** Start of Provided material **
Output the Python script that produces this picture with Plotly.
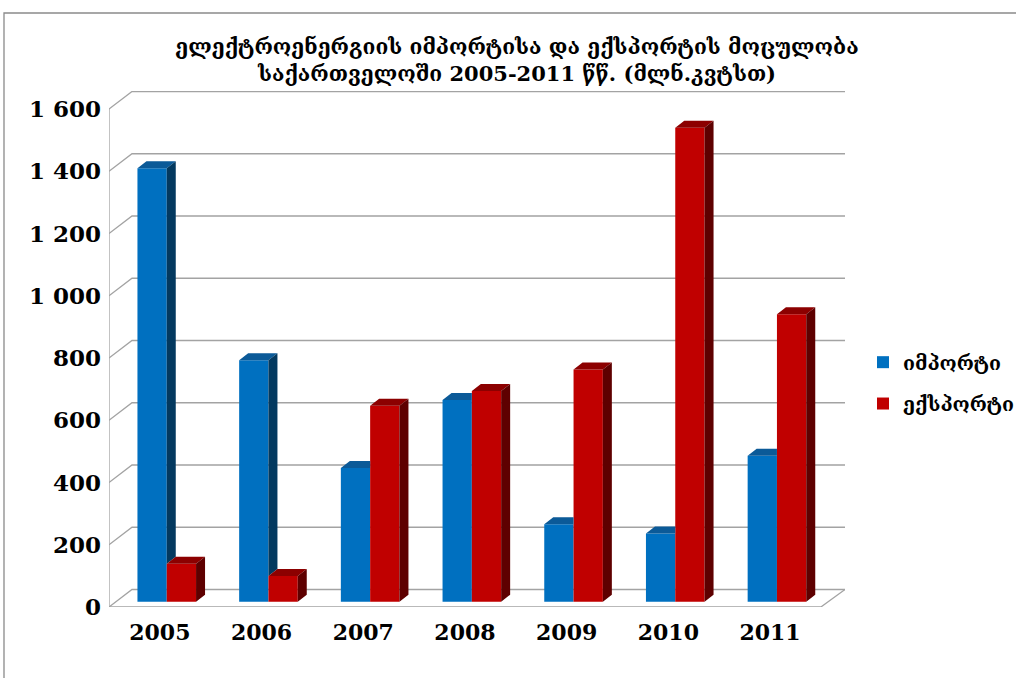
** End of Provided material **
** Start of Provided material **
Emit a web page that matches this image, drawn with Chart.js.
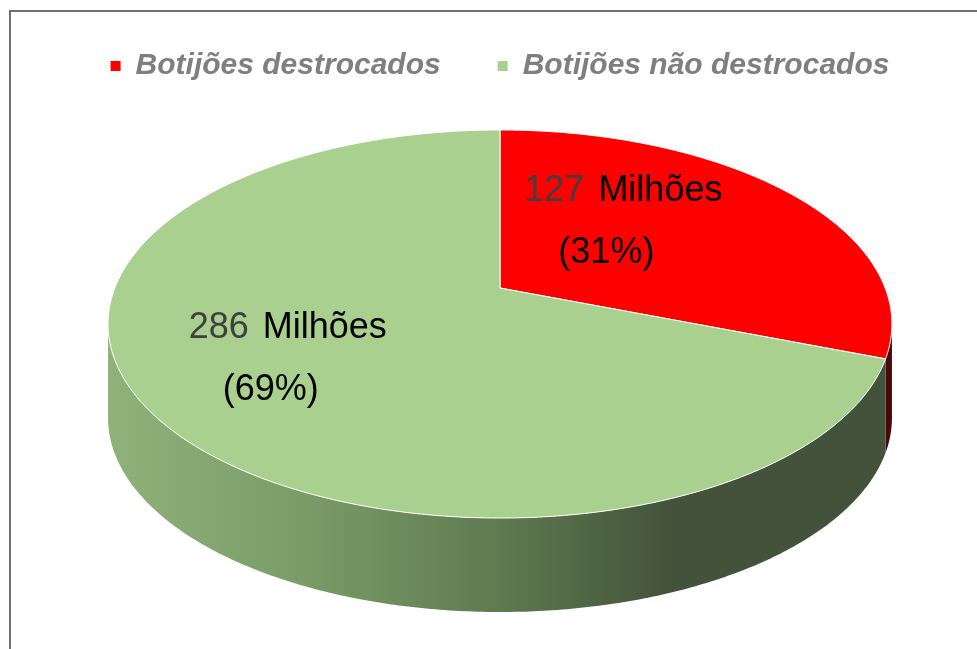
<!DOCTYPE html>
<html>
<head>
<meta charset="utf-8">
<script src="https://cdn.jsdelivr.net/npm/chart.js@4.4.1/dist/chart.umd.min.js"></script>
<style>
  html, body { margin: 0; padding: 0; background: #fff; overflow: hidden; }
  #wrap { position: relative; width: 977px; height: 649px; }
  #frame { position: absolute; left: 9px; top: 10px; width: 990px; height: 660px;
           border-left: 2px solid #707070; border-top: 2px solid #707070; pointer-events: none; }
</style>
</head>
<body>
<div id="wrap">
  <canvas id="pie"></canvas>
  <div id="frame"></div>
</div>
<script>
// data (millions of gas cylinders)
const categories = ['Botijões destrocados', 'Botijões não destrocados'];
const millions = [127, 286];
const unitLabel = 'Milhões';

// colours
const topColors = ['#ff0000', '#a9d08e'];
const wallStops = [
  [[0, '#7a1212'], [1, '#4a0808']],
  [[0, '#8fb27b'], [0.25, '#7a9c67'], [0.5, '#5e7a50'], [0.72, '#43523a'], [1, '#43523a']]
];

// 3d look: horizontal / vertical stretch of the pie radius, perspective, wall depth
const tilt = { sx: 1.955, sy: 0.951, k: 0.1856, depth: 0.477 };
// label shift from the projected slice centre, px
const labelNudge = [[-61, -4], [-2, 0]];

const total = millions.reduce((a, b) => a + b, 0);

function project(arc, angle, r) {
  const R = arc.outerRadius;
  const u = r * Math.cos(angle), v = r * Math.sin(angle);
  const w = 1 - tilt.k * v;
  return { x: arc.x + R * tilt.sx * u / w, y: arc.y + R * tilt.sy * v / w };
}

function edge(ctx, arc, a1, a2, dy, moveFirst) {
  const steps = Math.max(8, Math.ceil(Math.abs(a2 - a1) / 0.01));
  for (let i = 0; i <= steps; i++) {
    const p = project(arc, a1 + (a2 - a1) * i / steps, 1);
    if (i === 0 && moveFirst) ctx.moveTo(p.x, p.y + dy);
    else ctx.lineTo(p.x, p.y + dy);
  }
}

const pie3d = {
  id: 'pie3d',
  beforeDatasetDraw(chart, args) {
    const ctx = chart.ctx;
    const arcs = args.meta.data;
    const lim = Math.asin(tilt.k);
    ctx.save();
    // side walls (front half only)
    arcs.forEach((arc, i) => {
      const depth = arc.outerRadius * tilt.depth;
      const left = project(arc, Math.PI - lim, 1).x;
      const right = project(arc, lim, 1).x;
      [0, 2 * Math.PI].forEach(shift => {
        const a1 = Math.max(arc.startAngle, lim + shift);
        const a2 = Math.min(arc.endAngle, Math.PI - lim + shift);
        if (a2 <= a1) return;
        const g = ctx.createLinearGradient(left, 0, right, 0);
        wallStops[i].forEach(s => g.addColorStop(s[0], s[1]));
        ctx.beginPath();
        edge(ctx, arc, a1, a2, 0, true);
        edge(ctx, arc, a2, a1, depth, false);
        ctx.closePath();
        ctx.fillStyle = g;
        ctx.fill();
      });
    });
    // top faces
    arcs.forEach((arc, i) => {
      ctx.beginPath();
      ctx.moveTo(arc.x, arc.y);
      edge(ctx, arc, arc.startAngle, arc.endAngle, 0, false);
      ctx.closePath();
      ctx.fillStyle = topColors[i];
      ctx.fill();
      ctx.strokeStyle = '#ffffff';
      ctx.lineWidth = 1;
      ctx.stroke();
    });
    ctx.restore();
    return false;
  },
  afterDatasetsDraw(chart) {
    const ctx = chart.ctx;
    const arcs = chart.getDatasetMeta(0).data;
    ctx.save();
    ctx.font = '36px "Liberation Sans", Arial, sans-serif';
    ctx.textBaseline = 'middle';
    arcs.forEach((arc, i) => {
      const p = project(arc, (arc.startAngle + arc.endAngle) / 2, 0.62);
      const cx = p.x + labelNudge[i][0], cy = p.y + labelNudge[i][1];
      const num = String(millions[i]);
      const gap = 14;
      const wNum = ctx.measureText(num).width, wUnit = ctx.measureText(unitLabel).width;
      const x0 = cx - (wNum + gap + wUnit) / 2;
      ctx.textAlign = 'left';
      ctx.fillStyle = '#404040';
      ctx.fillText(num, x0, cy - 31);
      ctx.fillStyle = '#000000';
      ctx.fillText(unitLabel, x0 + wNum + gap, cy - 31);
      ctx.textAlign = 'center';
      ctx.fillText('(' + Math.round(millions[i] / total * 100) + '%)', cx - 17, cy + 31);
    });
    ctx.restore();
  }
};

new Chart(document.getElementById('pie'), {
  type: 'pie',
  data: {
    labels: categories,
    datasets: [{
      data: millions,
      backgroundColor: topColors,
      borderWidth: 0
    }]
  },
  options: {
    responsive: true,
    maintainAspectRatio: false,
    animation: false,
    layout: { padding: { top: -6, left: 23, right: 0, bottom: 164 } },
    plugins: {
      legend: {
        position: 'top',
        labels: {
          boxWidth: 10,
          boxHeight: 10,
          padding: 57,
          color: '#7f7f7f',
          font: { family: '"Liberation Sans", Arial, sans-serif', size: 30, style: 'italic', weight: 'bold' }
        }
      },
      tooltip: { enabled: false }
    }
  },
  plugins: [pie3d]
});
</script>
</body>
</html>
** End of Provided material **
Pull out all lines from the entries above in which the word "script" appears.

### Written answer:
Output the Python script that produces this picture with Plotly.
<script src="https://cdn.jsdelivr.net/npm/chart.js@4.4.1/dist/chart.umd.min.js"></script>
<script>
</script>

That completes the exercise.